In realtà il voto popolare di domenica scorsa e la stessa iniziativa istituzionale della Regione Emilia-Romagna hanno innescato un processo irreversibile che non potrà trovare soluzione con “pannicelli caldi”. Si impone, al contrario, un vero processo di riorganizzazione statuale. Improponibile un autentico federalismo in presenza di 20 piccole e piccolissime regioni. Forse è giunto il momento di tornare a parlare di macroregioni e della loro possibile organizzazione federale. Certo, non si tratta di un argomento che scalda gli animi e mobilita il “popolo”, ma non sembra esserci altra ipotesi istituzionale ragionevole.
Chi dovrebbe farsi carico di una proposta di questa natura? La risposta è abbastanza semplice: una politica “alta”, capace di mettere da parte il consenso immediato e guardare al medio-lungo periodo. Ma ci sarebbero anche altri che hanno oggettivo interesse a rilanciare questa discussione. In primo luogo le regioni del Centro e del Sud Italia. Qual è il loro destino a fronte del regionalismo rafforzato di Veneto, Emilia, Lombardia? Le distanze, in termini di sviluppo economico e qualità di vita dei cittadini, si amplierebbero ancor più, determinando una vera e propria cesura. Qualcuno fa finta di non accorgersene, ma già oggi è difficile pensare che Calabria e Lombardia siano parti di un medesimo Stato. Ma nessuno affronta l’argomento. In questo, come in molti altri casi, la paura è una pessima consigliera. Al contrario, proprio ora il coraggio e l’innovazione risultano indispensabili.
D’altra parte anche lo scenario europeo dovrebbe invitare a meditare. Molti Stati “subiscono” spinte autonomiste/indipendentiste. Ma nessuna di queste entità territoriali sembra mettere in discussione l’adesione all’Europa, al contrario di quanto fanno le forze sovraniste euroscettiche.

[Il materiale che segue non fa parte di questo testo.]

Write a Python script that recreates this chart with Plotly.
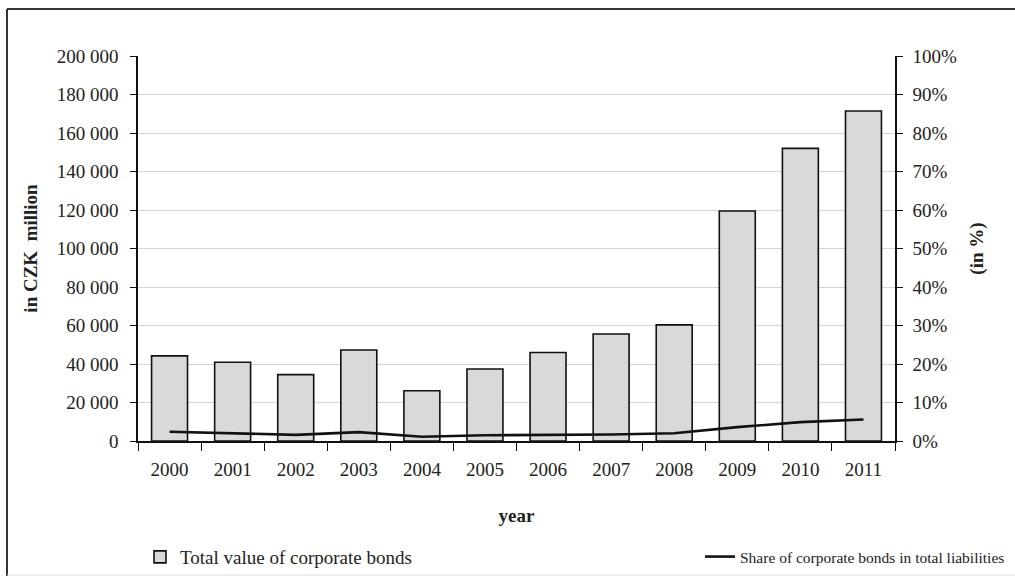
import plotly.graph_objects as go

years = ["2000", "2001", "2002", "2003", "2004", "2005", "2006", "2007", "2008", "2009", "2010", "2011"]
bond_value = [44200, 40900, 34500, 47300, 26100, 37400, 46000, 55600, 60300, 119500, 152000, 171400]
share_pct = [2.4, 2.0, 1.6, 2.3, 1.1, 1.5, 1.6, 1.7, 2.0, 3.6, 4.9, 5.6]

FONT = "Liberation Serif"
TXT = "#222222"

fig = go.Figure()
fig.add_trace(go.Bar(
    x=years, y=bond_value, name="Total value of corporate bonds",
    marker=dict(color="#d9d9d9", line=dict(color="#111111", width=1.6)),
    width=0.57, yaxis="y", legend="legend",
))
fig.add_trace(go.Scatter(
    x=years, y=share_pct, name="Share of corporate bonds in total liabilities",
    mode="lines", line=dict(color="#111111", width=2.6), yaxis="y2", legend="legend2",
))

W, H = 1015, 580
L, R, T, B = 138, 895, 56, 441
pw, ph = R - L, B - T

def px(x):
    return (x - L) / pw

def py(y):
    return (B - y) / ph

fig.update_layout(
    width=W, height=H,
    margin=dict(l=L, r=W - R, t=T, b=H - B, pad=0, autoexpand=False),
    paper_bgcolor="white", plot_bgcolor="white",
    font=dict(family=FONT, size=19, color=TXT),
    separators=". ",
    bargap=0.43,
    showlegend=True,
    legend=dict(
        orientation="h", xref="container", yref="container",
        x=140 / W, y=1 - 557 / H, xanchor="left", yanchor="middle",
        font=dict(family=FONT, size=19, color=TXT), itemwidth=30, bgcolor="rgba(0,0,0,0)",
    ),
    legend2=dict(
        orientation="h", xref="container", yref="container",
        x=700 / W, y=1 - 557 / H, xanchor="left", yanchor="middle",
        font=dict(family=FONT, size=15.5, color=TXT), itemwidth=30, bgcolor="rgba(0,0,0,0)",
    ),
    xaxis=dict(
        showline=True, linecolor="#111111", linewidth=1.5,
        ticks="outside", ticklen=8, tickcolor="#111111", tickwidth=1.3,
        tickson="boundaries", showgrid=False,
        title=dict(text="<b>year</b>", font=dict(family=FONT, size=19, color=TXT), standoff=30),
        ticklabelstandoff=10,
    ),
    yaxis=dict(
        range=[0, 200000], dtick=20000, tickformat=",d",
        showline=True, linecolor="#111111", linewidth=1.5,
        ticks="outside", ticklen=6, tickcolor="#111111", tickwidth=1.3,
        showgrid=True, gridcolor="#d4d4d4", gridwidth=1,
        zeroline=False,
        title=dict(text="<b>in CZK  million</b>", font=dict(family=FONT, size=19, color=TXT), standoff=14),
        ticklabelstandoff=8,
    ),
    yaxis2=dict(
        range=[0, 100], dtick=10, ticksuffix="%", overlaying="y", side="right",
        showline=True, linecolor="#111111", linewidth=1.5,
        ticks="outside", ticklen=6, tickcolor="#111111", tickwidth=1.3,
        showgrid=False, zeroline=False,
        title=dict(text="<b>(in %)</b>", font=dict(family=FONT, size=19, color=TXT), standoff=14),
        ticklabelstandoff=6,
    ),
    shapes=[
        dict(type="line", xref="paper", yref="paper", x0=px(7), x1=px(1020), y0=py(9), y1=py(9),
             line=dict(color="#333333", width=2)),
        dict(type="line", xref="paper", yref="paper", x0=px(7), x1=px(7), y0=py(9), y1=py(576),
             line=dict(color="#333333", width=2)),
        dict(type="line", xref="paper", yref="paper", x0=px(7), x1=px(1020), y0=py(575), y1=py(575),
             line=dict(color="#dddddd", width=1)),
    ],
)

fig.write_html("out.html")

In fondo, anche questa non è una novità: la dimensione “regionale” rappresenta uno dei tratti caratteristici delle più autentiche politiche europee.
C’è bisogno di riflettere. Veneto e Lombardia rivendicando maggiore autonomia invitano il Paese a ripensare la propria organizzazione statuale. L’importante è, ancora una volta, non cedere alle “banalizzazioni” ma accettare una sfida che ormai è sul tavolo da troppo tempo.